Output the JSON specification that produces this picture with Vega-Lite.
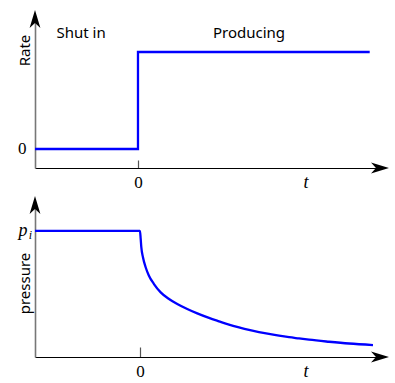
{
  "$schema": "https://vega.github.io/schema/vega-lite/v6.json",
  "padding": {"left": 17, "top": 10, "right": 4, "bottom": 4},
  "spacing": 37,
  "bounds": "flush",
  "config": {
    "view": {"stroke": null},
    "font": "Noto Sans",
    "axis": {"grid": false}
  },
  "datasets": {
    "rate": [
      {"i": 0, "t": -1, "rate": 0},
      {"i": 1, "t": 0, "rate": 0},
      {"i": 2, "t": 0, "rate": 1},
      {"i": 3, "t": 2.25, "rate": 1}
    ],
    "pressure": [
      {"t": -1.019, "p": 1},
      {"t": 0, "p": 1},
      {"t": 0.007, "p": 0.937},
      {"t": 0.013, "p": 0.871},
      {"t": 0.029, "p": 0.791},
      {"t": 0.055, "p": 0.712},
      {"t": 0.087, "p": 0.645},
      {"t": 0.136, "p": 0.579},
      {"t": 0.201, "p": 0.513},
      {"t": 0.282, "p": 0.46},
      {"t": 0.362, "p": 0.421},
      {"t": 0.459, "p": 0.381},
      {"t": 0.556, "p": 0.346},
      {"t": 0.67, "p": 0.31},
      {"t": 0.767, "p": 0.283},
      {"t": 0.864, "p": 0.257},
      {"t": 0.961, "p": 0.235},
      {"t": 1.058, "p": 0.215},
      {"t": 1.155, "p": 0.198},
      {"t": 1.252, "p": 0.183},
      {"t": 1.35, "p": 0.169},
      {"t": 1.447, "p": 0.157},
      {"t": 1.544, "p": 0.147},
      {"t": 1.641, "p": 0.137},
      {"t": 1.835, "p": 0.121},
      {"t": 2.029, "p": 0.107},
      {"t": 2.262, "p": 0.095}
    ]
  },
  "vconcat": [
    {
      "width": 345,
      "height": 149,
      "layer": [
        {
          "data": {"name": "rate"},
          "mark": {"type": "line", "color": "#0000ff", "strokeWidth": 2.3, "strokeJoin": "miter"},
          "encoding": {
            "x": {
              "field": "t", "type": "quantitative",
              "scale": {"domain": [-1, 2.35], "nice": false, "zero": false},
              "axis": {
                "title": null, "values": [0], "labelExpr": "'0'",
                "labelFont": "Liberation Serif", "labelFontSize": 17, "labelColor": "black",
                "domainColor": "black", "domainWidth": 1.2,
                "tickColor": "#555", "tickWidth": 1.2, "tickSize": -8, "labelPadding": 14
              }
            },
            "y": {
              "field": "rate", "type": "quantitative",
              "scale": {"domain": [-0.196, 1.34], "nice": false, "zero": false},
              "axis": {
                "title": "Rate", "values": [0], "labelExpr": "'0'", "ticks": false,
                "labelFont": "Liberation Serif", "labelFontSize": 17, "labelColor": "black",
                "labelPadding": 9,
                "domainColor": "#777", "domainWidth": 1.6,
                "titleFont": "Noto Sans", "titleFontSize": 15, "titleFontWeight": "normal",
                "titleColor": "black", "titleX": -3, "titleY": 31
              }
            },
            "order": {"field": "i"}
          }
        },
        {
          "data": {"values": [{}]},
          "mark": {"type": "point", "shape": "M1,0L-1,-0.6L-0.45,0L-1,0.6Z", "filled": true, "color": "black", "size": 324, "opacity": 1, "strokeWidth": 0},
          "encoding": {"x": {"datum": 2.35}, "y": {"datum": -0.196}}
        },
        {
          "data": {"values": [{}]},
          "mark": {"type": "point", "shape": "M0,-1L-0.6,1L0,0.45L0.6,1Z", "filled": true, "color": "black", "size": 324, "opacity": 1, "strokeWidth": 0},
          "encoding": {"x": {"datum": -1}, "y": {"datum": 1.34}}
        },
        {
          "data": {"values": [{}]},
          "mark": {"type": "text", "font": "Noto Sans", "fontSize": 15, "align": "center", "baseline": "middle"},
          "encoding": {"x": {"datum": -0.553}, "y": {"datum": 1.196}, "text": {"value": "Shut in"}}
        },
        {
          "data": {"values": [{}]},
          "mark": {"type": "text", "font": "Noto Sans", "fontSize": 15, "align": "center", "baseline": "middle"},
          "encoding": {"x": {"datum": 1.078}, "y": {"datum": 1.196}, "text": {"value": "Producing"}}
        },
        {
          "data": {"values": [{}]},
          "mark": {"type": "text", "font": "Liberation Serif", "fontStyle": "italic", "fontSize": 18, "align": "center", "baseline": "middle", "dy": 15},
          "encoding": {"x": {"datum": 1.631}, "y": {"datum": -0.196}, "text": {"value": "t"}}
        }
      ]
    },
    {
      "width": 345,
      "height": 152,
      "layer": [
        {
          "data": {"name": "pressure"},
          "mark": {"type": "line", "color": "#0000ff", "strokeWidth": 2.3, "interpolate": "monotone"},
          "encoding": {
            "x": {
              "field": "t", "type": "quantitative",
              "scale": {"domain": [-1.019, 2.33], "nice": false, "zero": false},
              "axis": {
                "title": null, "values": [0], "labelExpr": "'0'",
                "labelFont": "Liberation Serif", "labelFontSize": 17, "labelColor": "black",
                "domainColor": "black", "domainWidth": 1.2,
                "tickColor": "#555", "tickWidth": 1.2, "tickSize": -10, "labelPadding": 16
              }
            },
            "y": {
              "field": "p", "type": "quantitative",
              "scale": {"domain": [0, 1.206], "nice": false, "zero": false},
              "axis": {
                "title": "pressure", "values": [1], "labelExpr": "'p'", "ticks": false,
                "labelFont": "Liberation Serif", "labelFontStyle": "italic", "labelFontSize": 18,
                "labelColor": "black", "labelPadding": 8,
                "domainColor": "#777", "domainWidth": 1.6,
                "titleFont": "Noto Sans", "titleFontSize": 15, "titleFontWeight": "normal",
                "titleColor": "black", "titleX": -3, "titleY": 78
              }
            }
          }
        },
        {
          "data": {"values": [{}]},
          "mark": {"type": "text", "font": "Liberation Serif", "fontStyle": "italic", "fontSize": 12, "align": "right", "baseline": "middle", "dx": -3, "dy": 4},
          "encoding": {"x": {"datum": -1.019}, "y": {"datum": 1}, "text": {"value": "i"}}
        },
        {
          "data": {"values": [{}]},
          "mark": {"type": "point", "shape": "M1,0L-1,-0.6L-0.45,0L-1,0.6Z", "filled": true, "color": "black", "size": 324, "opacity": 1, "strokeWidth": 0},
          "encoding": {"x": {"datum": 2.33}, "y": {"datum": 0}}
        },
        {
          "data": {"values": [{}]},
          "mark": {"type": "point", "shape": "M0,-1L-0.6,1L0,0.45L0.6,1Z", "filled": true, "color": "black", "size": 324, "opacity": 1, "strokeWidth": 0},
          "encoding": {"x": {"datum": -1.019}, "y": {"datum": 1.206}}
        },
        {
          "data": {"values": [{}]},
          "mark": {"type": "text", "font": "Liberation Serif", "fontStyle": "italic", "fontSize": 18, "align": "center", "baseline": "middle", "dy": 15},
          "encoding": {"x": {"datum": 1.611}, "y": {"datum": 0}, "text": {"value": "t"}}
        }
      ]
    }
  ]
}
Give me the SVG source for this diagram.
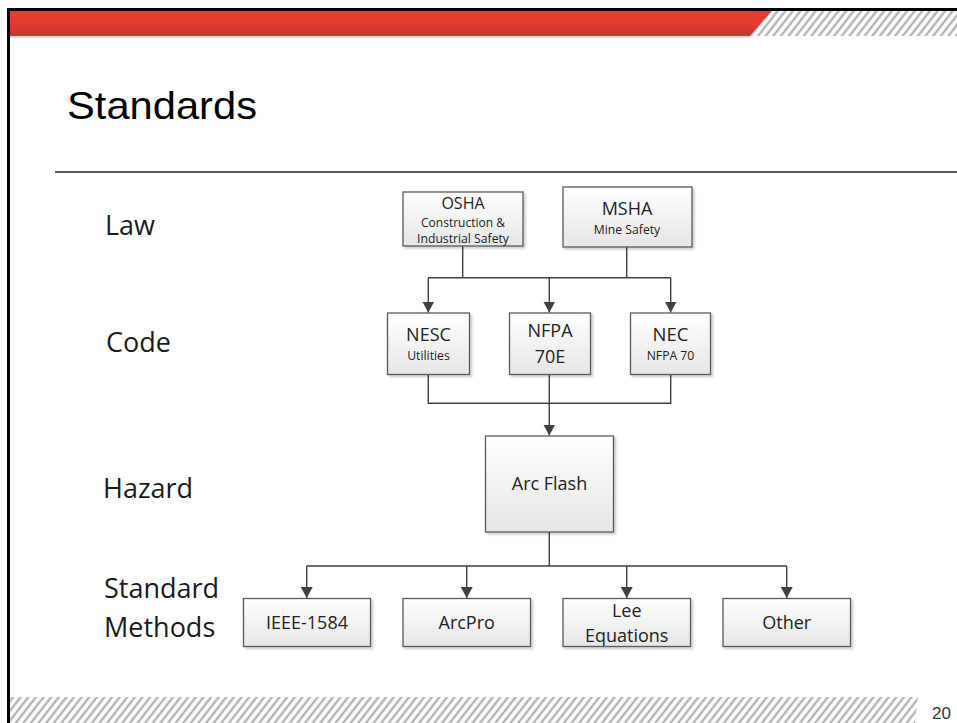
<svg xmlns="http://www.w3.org/2000/svg" width="957" height="723" viewBox="0 0 957 723">
<style>
.box{fill:url(#boxg);stroke:#5a5a5a;stroke-width:1.3;filter:url(#sh)}
.t{font-family:"Open Sans","Noto Sans",sans-serif;fill:#222;text-anchor:middle}
.lab{font-family:"Open Sans","Noto Sans",sans-serif;fill:#1a1a1a;font-size:27px}
.c{fill:none;stroke:#404040;stroke-width:1.4}
.a{fill:none;stroke:#404040;stroke-width:1.4;marker-end:url(#arr)}
</style>
<defs>
<linearGradient id="boxg" x1="0" y1="0" x2="0" y2="1">
<stop offset="0" stop-color="#ffffff"/>
<stop offset="1" stop-color="#e6e6e6"/>
</linearGradient>
<linearGradient id="redg" x1="0" y1="0" x2="0" y2="1">
<stop offset="0" stop-color="#e83b30"/>
<stop offset="0.6" stop-color="#de3a30"/>
<stop offset="1" stop-color="#bb3a33"/>
</linearGradient>
<pattern id="hatch" width="6" height="6" patternUnits="userSpaceOnUse" patternTransform="rotate(38)">
<rect width="6" height="6" fill="#ffffff"/>
<line x1="1.5" y1="0" x2="1.5" y2="6" stroke="#a6a6a6" stroke-width="2"/>
</pattern>
<filter id="sh" x="-10%" y="-10%" width="130%" height="130%">
<feDropShadow dx="2" dy="2" stdDeviation="1" flood-color="#000" flood-opacity="0.2"/>
</filter>
<marker id="arr" markerUnits="userSpaceOnUse" markerWidth="13" markerHeight="12" refX="11" refY="6" orient="auto">
<path d="M0,0 L11,6 L0,12 z" fill="#404040"/>
</marker>
</defs>
<rect width="957" height="723" fill="#ffffff"/>
<g id="header">
<polygon points="10,11 772,11 750,36 10,36" fill="url(#redg)"/>
<rect x="10" y="36" width="740" height="2" fill="#f3d0cc"/>
<polygon points="772,11 957,11 957,36 750,36" fill="url(#hatch)"/>
<line x1="7" y1="9.5" x2="957" y2="9.5" stroke="#000" stroke-width="3"/>
<line x1="8.5" y1="8" x2="8.5" y2="723" stroke="#000" stroke-width="3"/>
<text x="67" y="119" font-family="'Liberation Sans',Arial,sans-serif" font-size="39" fill="#000" textLength="190" lengthAdjust="spacingAndGlyphs">Standards</text>
<line x1="55" y1="172" x2="957" y2="172" stroke="#555" stroke-width="2"/>
</g>
<g id="footer">
<polygon points="10,697 918,697 915,723 10,723" fill="url(#hatch)"/>
<text x="932" y="719" font-family="'Liberation Sans',Arial,sans-serif" font-size="17" fill="#333">20</text>
</g>
<g id="labels">
<text class="lab" x="105" y="235">Law</text>
<text class="lab" x="106" y="352">Code</text>
<text class="lab" x="103" y="498">Hazard</text>
<text class="lab" x="104" y="598">Standard</text>
<text class="lab" x="104" y="637">Methods</text>
</g>
<g id="connectors">
<path class="c" d="M462.7,246 V277.7 M626.7,247 V277.7 M428.3,277.7 H670.7"/>
<path class="a" d="M428.3,277.7 V312.5"/>
<path class="a" d="M549.3,277.7 V312.5"/>
<path class="a" d="M670.7,277.7 V312.5"/>
<path class="c" d="M428.3,374.5 V403.3 H670.7 V374.5"/>
<path class="a" d="M549.3,374.5 V435.5"/>
<path class="c" d="M549.3,532 V566 M306.7,566 H786.7"/>
<path class="a" d="M306.7,566 V598"/>
<path class="a" d="M466.7,566 V598"/>
<path class="a" d="M626.7,566 V598"/>
<path class="a" d="M786.7,566 V598"/>
</g>
<g id="osha">
<rect class="box" x="403" y="192" width="120" height="54"/>
<text class="t" x="463" y="208.5" font-size="16">OSHA</text>
<text class="t" x="463" y="226.5" font-size="12">Construction &amp;</text>
<text class="t" x="463" y="243" font-size="12.2">Industrial Safety</text>
</g>
<g id="msha">
<rect class="box" x="563" y="187" width="129" height="60"/>
<text class="t" x="627" y="215" font-size="18">MSHA</text>
<text class="t" x="627" y="234" font-size="12.2">Mine Safety</text>
</g>
<g id="nesc">
<rect class="box" x="387.5" y="313" width="82" height="61.5"/>
<text class="t" x="428.5" y="340.5" font-size="18">NESC</text>
<text class="t" x="428.5" y="360" font-size="12.2">Utilities</text>
</g>
<g id="nfpa70e">
<rect class="box" x="509.5" y="313" width="81" height="61.5"/>
<text class="t" x="550" y="336.5" font-size="18">NFPA</text>
<text class="t" x="550" y="363" font-size="18">70E</text>
</g>
<g id="nec">
<rect class="box" x="630.5" y="313" width="80" height="61.5"/>
<text class="t" x="670.5" y="340.5" font-size="18.5">NEC</text>
<text class="t" x="670.5" y="360" font-size="12.2">NFPA 70</text>
</g>
<g id="arcflash">
<rect class="box" x="485.5" y="436" width="128" height="96"/>
<text class="t" x="549.5" y="490" font-size="18">Arc Flash</text>
</g>
<g id="ieee">
<rect class="box" x="243.5" y="598.5" width="127" height="48"/>
<text class="t" x="307" y="628.5" font-size="18">IEEE-1584</text>
</g>
<g id="arcpro">
<rect class="box" x="403" y="598.5" width="127.5" height="48"/>
<text class="t" x="466.7" y="628.5" font-size="18">ArcPro</text>
</g>
<g id="lee">
<rect class="box" x="563" y="598.5" width="127.5" height="48"/>
<text class="t" x="626.7" y="616.5" font-size="18">Lee</text>
<text class="t" x="626.7" y="641.5" font-size="18">Equations</text>
</g>
<g id="other">
<rect class="box" x="723" y="598.5" width="127.5" height="48"/>
<text class="t" x="786.7" y="628.5" font-size="18">Other</text>
</g>
</svg>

§ WORK TO BE COMPLETED
Extract lines where the string "this" occurs.

§ OUTPUT OF THE TASK
Output the JSON specification that produces this picture with Vega-Lite.
Give me the SVG source for this diagram.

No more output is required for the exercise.